We’ve looked at negative resistance more than once. There are a few exotic devices, like tunnel diodes, that are explicitly used for the negative resistance property. When the gas in a neon bulb breaks down, you get the same effect.
“It works because the voltage and current are always zero at the same time, so the slope is (V-0)/(I-0), and we just shorten that to the normal Ohm’s law equation.”
Really going to need some explanation on that. Do it like I’m slow if you don’t mind. Sounds not quite correct.
So… if we have a superconductor… according to that… there will never be a current running through it…
Correct. Since a magnetic field can’t enter a superconductor, any current stays on the surface (would it try to enter, the magnetic field would cause an eddy current compensating for that, so the sum of current and eddy vanishes everywhere except on the surface).
And then there are some superconductors with “holes” in them, which allow to freeze a magnetic field present when the conditions for superconduction are met.
We’re used to writing R=U/I. But it is R=change I. U / change in I. Normally that’s the same. But in a Diode for example it doesn’t work. Now imagine something similar to a diode curve, but with bends that make an S shape. Which voltage gets you a specific current depends on from which side you approach the intended working point!
Dear Al, you miss one very important detail:
Differential Resistance.
Youndo not even mention the word “Differential” in you text. It makes all the difference to understanding how that works. I heard so many incomplete and thus confusing explanations before someone explained it completely and correct. Please do not contribute to these incomplete explanations.
Negative resistance is not possible for an passive linear component with ohmic behaviour.

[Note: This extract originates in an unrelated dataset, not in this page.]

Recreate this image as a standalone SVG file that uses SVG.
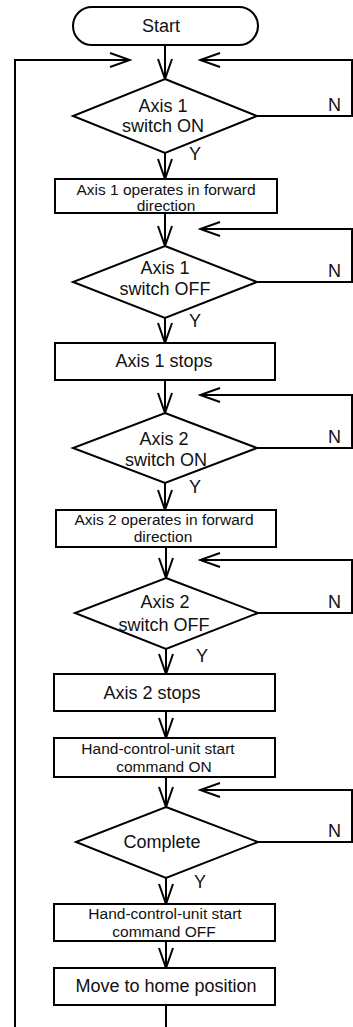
<svg xmlns="http://www.w3.org/2000/svg" width="353" height="1027" viewBox="0 0 353 1027">
<style>
.s{fill:#fff;stroke:#000;stroke-width:2}
.c{fill:none;stroke:#000;stroke-width:2}
.t{font-family:"Liberation Sans",Arial,sans-serif;font-size:18px;fill:#111;text-anchor:middle}
.m{font-family:"Liberation Sans",Arial,sans-serif;font-size:15.5px;fill:#111;text-anchor:middle}
.l{font-family:"Liberation Sans",Arial,sans-serif;font-size:18px;fill:#111}
</style>
<defs>
<marker id="a" markerUnits="userSpaceOnUse" viewBox="-2 -2 24 18" markerWidth="24" markerHeight="18" refX="20" refY="7" orient="auto">
<path d="M0,0 L20,7 L0,14" fill="none" stroke="#000" stroke-width="2"/>
</marker>
</defs>
<g id="connectors">
<path class="c" d="M15,1027 V60 H130" marker-end="url(#a)"/>
<path class="c" d="M165,45 V79" marker-end="url(#a)"/>
<path class="c" d="M257,116 H352 V60 H200" marker-end="url(#a)"/>
<path class="c" d="M165,153 V179" marker-end="url(#a)"/>
<path class="c" d="M165,213 V246" marker-end="url(#a)"/>
<path class="c" d="M257,282 H352 V229 H200" marker-end="url(#a)"/>
<path class="c" d="M165,318 V343" marker-end="url(#a)"/>
<path class="c" d="M165,380 V413" marker-end="url(#a)"/>
<path class="c" d="M257,448 H352 V395 H200" marker-end="url(#a)"/>
<path class="c" d="M165,483 V510" marker-end="url(#a)"/>
<path class="c" d="M166,547 V578" marker-end="url(#a)"/>
<path class="c" d="M258,613 H352 V560 H200" marker-end="url(#a)"/>
<path class="c" d="M166,649 V674" marker-end="url(#a)"/>
<path class="c" d="M166,711 V738" marker-end="url(#a)"/>
<path class="c" d="M166,777 V807" marker-end="url(#a)"/>
<path class="c" d="M258,842 H352 V790 H200" marker-end="url(#a)"/>
<path class="c" d="M166,878 V904" marker-end="url(#a)"/>
<path class="c" d="M166,941 V968" marker-end="url(#a)"/>
<path class="c" d="M166,1005 V1027"/>
</g>
<g id="start">
<rect class="s" x="73" y="7" width="185" height="38" rx="19"/>
<text class="t" x="161" y="32">Start</text>
</g>
<g id="d1">
<polygon class="s" points="165,79 257,116 165,153 73,116"/>
<text class="t" x="163" y="112">Axis 1</text>
<text class="t" x="163" y="132">switch ON</text>
<text class="l" x="328" y="111">N</text>
<text class="l" x="189" y="160">Y</text>
</g>
<g id="b1">
<rect class="s" x="55" y="179" width="222" height="34"/>
<text class="m" x="166" y="195">Axis 1 operates in forward</text>
<text class="m" x="166" y="211">direction</text>
</g>
<g id="d2">
<polygon class="s" points="165,246 257,282 165,318 73,282"/>
<text class="t" x="165" y="274">Axis 1</text>
<text class="t" x="165" y="295">switch OFF</text>
<text class="l" x="328" y="277">N</text>
<text class="l" x="189" y="327">Y</text>
</g>
<g id="b2">
<rect class="s" x="55" y="343" width="220" height="37"/>
<text class="t" x="164" y="367">Axis 1 stops</text>
</g>
<g id="d3">
<polygon class="s" points="165,413 257,448 165,483 73,448"/>
<text class="t" x="164" y="445">Axis 2</text>
<text class="t" x="166" y="466">switch ON</text>
<text class="l" x="328" y="443">N</text>
<text class="l" x="189" y="493">Y</text>
</g>
<g id="b3">
<rect class="s" x="56" y="510" width="220" height="37"/>
<text class="m" x="164" y="525">Axis 2 operates in forward</text>
<text class="m" x="163" y="542">direction</text>
</g>
<g id="d4">
<polygon class="s" points="166,578 258,613 166,649 75,613"/>
<text class="t" x="165" y="608">Axis 2</text>
<text class="t" x="164" y="631">switch OFF</text>
<text class="l" x="328" y="608">N</text>
<text class="l" x="196" y="662">Y</text>
</g>
<g id="b4">
<rect class="s" x="54" y="674" width="221" height="37"/>
<text class="t" x="152" y="699">Axis 2 stops</text>
</g>
<g id="b5">
<rect class="s" x="54" y="738" width="221" height="39"/>
<text class="m" x="158" y="754">Hand-control-unit start</text>
<text class="m" x="164" y="772">command ON</text>
</g>
<g id="d5">
<polygon class="s" points="166,807 258,842 166,878 76,842"/>
<text class="t" x="162" y="848">Complete</text>
<text class="l" x="328" y="837">N</text>
<text class="l" x="194" y="888">Y</text>
</g>
<g id="b6">
<rect class="s" x="54" y="904" width="221" height="37"/>
<text class="m" x="165" y="919">Hand-control-unit start</text>
<text class="m" x="164" y="937">command OFF</text>
</g>
<g id="b7">
<rect class="s" x="54" y="968" width="221" height="37"/>
<text class="t" x="166" y="992">Move to home position</text>
</g>
</svg>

For active components or circuits with active parts, negative resistance is possible, but only with an energy source: Positive voltage results in negative current.
What this video describes is negative differential resitance, that is, where the current increases when you decrease the voltage – in a specific and limited range. And that is the important part not to confuse.

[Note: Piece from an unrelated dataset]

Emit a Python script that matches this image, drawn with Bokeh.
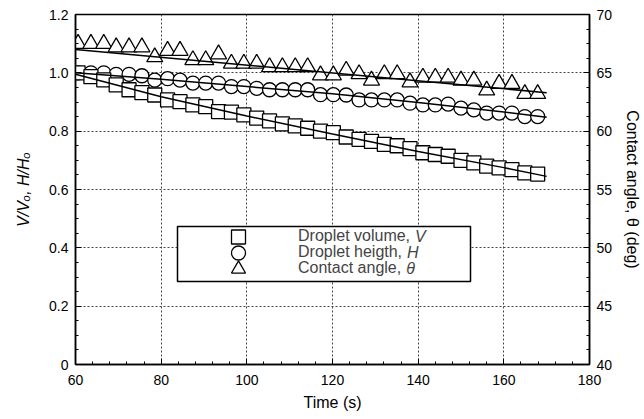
from bokeh.plotting import figure
from bokeh.models import Range1d, LinearAxis, FixedTicker, Legend, LegendItem, Label, BoxAnnotation
from bokeh.embed import file_html
from bokeh.resources import INLINE

# ---- data ----
time_s = [60.6, 63.6, 66.6, 69.5, 72.5, 75.5, 78.5, 81.5, 84.4, 87.4, 90.4, 93.4, 96.4,
          99.3, 102.3, 105.3, 108.3, 111.3, 114.2, 117.2, 120.2, 123.2, 126.2, 129.1,
          132.1, 135.1, 138.1, 141.1, 144.0, 147.0, 150.0, 153.0, 156.0, 158.9, 161.9,
          164.9, 167.9]
volume = [1.000, 0.987, 0.976, 0.959, 0.942, 0.932, 0.924, 0.907, 0.901, 0.890, 0.884,
          0.867, 0.865, 0.856, 0.845, 0.835, 0.825, 0.818, 0.810, 0.800, 0.795, 0.780,
          0.772, 0.765, 0.755, 0.750, 0.740, 0.726, 0.720, 0.714, 0.700, 0.691, 0.680,
          0.674, 0.668, 0.657, 0.653]
height = [1.000, 1.000, 1.000, 0.995, 0.995, 0.990, 0.975, 0.980, 0.975, 0.965, 0.965,
          0.965, 0.953, 0.953, 0.947, 0.942, 0.942, 0.942, 0.942, 0.925, 0.925, 0.924,
          0.907, 0.907, 0.907, 0.907, 0.896, 0.890, 0.890, 0.893, 0.879, 0.873, 0.862,
          0.862, 0.862, 0.850, 0.850]
angle = [67.5, 67.5, 67.5, 67.2, 67.2, 67.2, 66.35, 66.9, 66.9, 66.1, 66.1, 66.6, 65.8,
         65.8, 65.8, 65.5, 65.5, 65.5, 65.5, 64.8, 64.8, 65.2, 64.9, 64.35, 64.9, 64.9,
         64.2, 64.6, 64.6, 64.6, 64.35, 64.35, 63.5, 64.07, 64.07, 63.2, 63.2]

fit_time = [60, 80, 100, 120, 140, 160, 170]
volume_fit = [0.995, 0.918, 0.852, 0.790, 0.730, 0.675, 0.645]
height_fit = [1.000, 0.978, 0.953, 0.928, 0.898, 0.866, 0.848]
angle_fit_time = [60, 170]
angle_fit = [67.0, 63.3]

x_ticks = [60, 80, 100, 120, 140, 160, 180]
y_ticks = [0, 0.2, 0.4, 0.6, 0.8, 1.0, 1.2]
y_tick_labels = {0: "0", 0.2: "0.2", 0.4: "0.4", 0.6: "0.6", 0.8: "0.8", 1.0: "1.0", 1.2: "1.2"}
theta_ticks = [40, 45, 50, 55, 60, 65, 70]

x_title = "Time (s)"
y_title = "V/V\u2092, H/H\u2092"
y2_title = "Contact angle, \u03b8 (deg)"
legend_labels = ["Droplet volume,", "Droplet heigth,", "Contact angle,"]
legend_symbols = ["V", "H", "\u03b8"]

FONT = "Liberation Sans"

p = figure(width=644, height=419, output_backend="svg", toolbar_location=None,
           x_range=Range1d(60, 180), y_range=Range1d(0, 1.2),
           min_border_left=75, min_border_right=53, min_border_top=14, min_border_bottom=55)
p.extra_y_ranges = {"theta": Range1d(40, 70)}
p.background_fill_color = "white"
p.border_fill_color = "white"
p.outline_line_color = "black"
p.outline_line_width = 1.5

xt = FixedTicker(ticks=x_ticks, minor_ticks=[60 + 4 * i for i in range(31)])
yt = FixedTicker(ticks=y_ticks, minor_ticks=[0.05 * i for i in range(25)])
tt = FixedTicker(ticks=theta_ticks, minor_ticks=[40 + 1.25 * i for i in range(25)])

p.xaxis.ticker = xt
p.yaxis.ticker = yt
p.yaxis.major_label_overrides = y_tick_labels
p.xgrid.ticker = xt
p.ygrid.ticker = yt
for g in (p.xgrid, p.ygrid):
    g.grid_line_color = "#444444"
    g.grid_line_dash = "2 2"
    g.grid_line_width = 1

right = LinearAxis(y_range_name="theta", ticker=tt)
p.add_layout(right, "right")

for ax in (p.xaxis[0], p.yaxis[0], right):
    ax.axis_line_width = 1.5
    ax.axis_line_color = "black"
    ax.major_tick_in = 6
    ax.major_tick_out = 0
    ax.minor_tick_in = 3
    ax.minor_tick_out = 0
    ax.major_tick_line_color = "black"
    ax.minor_tick_line_color = "black"
    ax.major_label_text_font = FONT
    ax.major_label_text_font_size = "14px"
    ax.major_label_text_color = "black"
    ax.major_label_standoff = 7
    ax.axis_label_text_font = FONT
    ax.axis_label_text_font_size = "16px"
    ax.axis_label_text_color = "black"

p.xaxis.axis_label = x_title
p.xaxis.axis_label_text_font_style = "normal"
p.xaxis.major_label_standoff = 10
p.xaxis.axis_label_standoff = 6

p.yaxis.axis_label = y_title
p.yaxis.axis_label_text_font_style = "italic"
p.yaxis.axis_label_standoff = 14

right.axis_label = y2_title
right.axis_label_text_font_style = "normal"
right.axis_label_standoff = 9

# ---- marks ----
r_tri = p.scatter(time_s, angle, y_range_name="theta", marker="triangle", size=16,
                  fill_color="white", line_color="black", line_width=1.3)
r_cir = p.scatter(time_s, height, marker="circle", size=14,
                  fill_color="white", line_color="black", line_width=1.3)
r_sq = p.scatter(time_s, volume, marker="square", size=14,
                 fill_color="white", line_color="black", line_width=1.3)
p.line(angle_fit_time, angle_fit, y_range_name="theta", line_color="black", line_width=1.5)
p.line(fit_time, height_fit, line_color="black", line_width=1.5)
p.line(fit_time, volume_fit, line_color="black", line_width=1.5)

# ---- legend (frame-relative screen px) ----
box = BoxAnnotation(left=102, right=395, bottom=83, top=138,
                    left_units="screen", right_units="screen",
                    bottom_units="screen", top_units="screen",
                    fill_color="white", fill_alpha=1.0,
                    line_color="black", line_alpha=1.0, line_width=1.5)
p.add_layout(box)

row_y = [128, 112, 96]
label_em = [7.28, 6.78, 6.73]
for i, (lab, rend) in enumerate(zip(legend_labels, [r_sq, r_cir, r_tri])):
    lg = Legend(items=[LegendItem(label=lab, renderers=[rend])],
                location=(143, row_y[i] - 17.5), padding=0, margin=0, spacing=0,
                glyph_width=40, glyph_height=35, label_height=17, label_standoff=40,
                label_text_font=FONT, label_text_font_size="16px",
                border_line_color=None, background_fill_alpha=0.0)
    p.add_layout(lg, "center")
    p.add_layout(Label(x=223 + label_em[i] * 16, y=row_y[i], x_units="screen", y_units="screen",
                       text=legend_symbols[i], text_font=FONT, text_font_size="16px",
                       text_font_style="italic", text_baseline="middle"))

open("out.html", "w").write(file_html(p, INLINE))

Please stay precise in the wording, it matters.
Can you describe it as it was described to you? I’d also like to understand.
he whole thing is about the non-linear behavior of components. The actual resistance may be positive all the way, but the slope of rise of current per volt is not the same all the way. You may find a point where the slope becomes steeper when the voltage goes down, thus lower differential resistance, but it’s still a positive resistance in the absolute.
For example, suppose you have a device that passes 1 Amp per 1 Volt, which is 1 Ohms.
But then after 1 Volts, it passes 2 amps over the next volt, so the slope is different. Then from 2 volts and above it goes back to 1 more amp over 1 more volt. Therefore, between 0-1 volts the differential resistance is 1 Ohms, between 1-2 volts the differential resistance is 0.5 Ohms, and then again above 2 volts it is 1 Ohms again.
So when you’re applying a voltage that falls down towards 2 Volts and below, it seems like the device exhibits “negative resistance” because the slope of the resistance function changes, but the actual resistance remains positive.
Trace U and I, the slope of the line between (0, 0) and your operating point is the “normal” resistance U/I. Now draw a tangent on your operating point, and the slope of that is the differential resistance dU/dI.
Agreed. Negative resistance would create a current (and a corresponding voltage) where no external voltage is applied. What is described here is a negative resistance response to current.
It would not. If V=RI then for zero V there is no I whether R is positive or negative, because the product RI must be zero.
It looks to me like they didn’t clean their PCB blank well enough before etching. Those little dots of copper all over the place are what you get for not scrubbing with isopropyl alcohol and lightly sanding first
Name everything in the room? Easy, simply make the fundamental particles in the standard model.
Alternatively, just say “protons, neurons, electrons, photons, and probably some neutrinos”.
You’re in the third category. ;)
a bit more than probably, check out the neutrino flux from the sun .
also if you include virtual particles you (probabilistically) get the whole zoo :-)
I can name that tune in one note: contents.
neurons eh.. OK then.
I agree, they are somewhat fundamental for the observer.
Well, now I’ve decided I really need to build a curve tracer.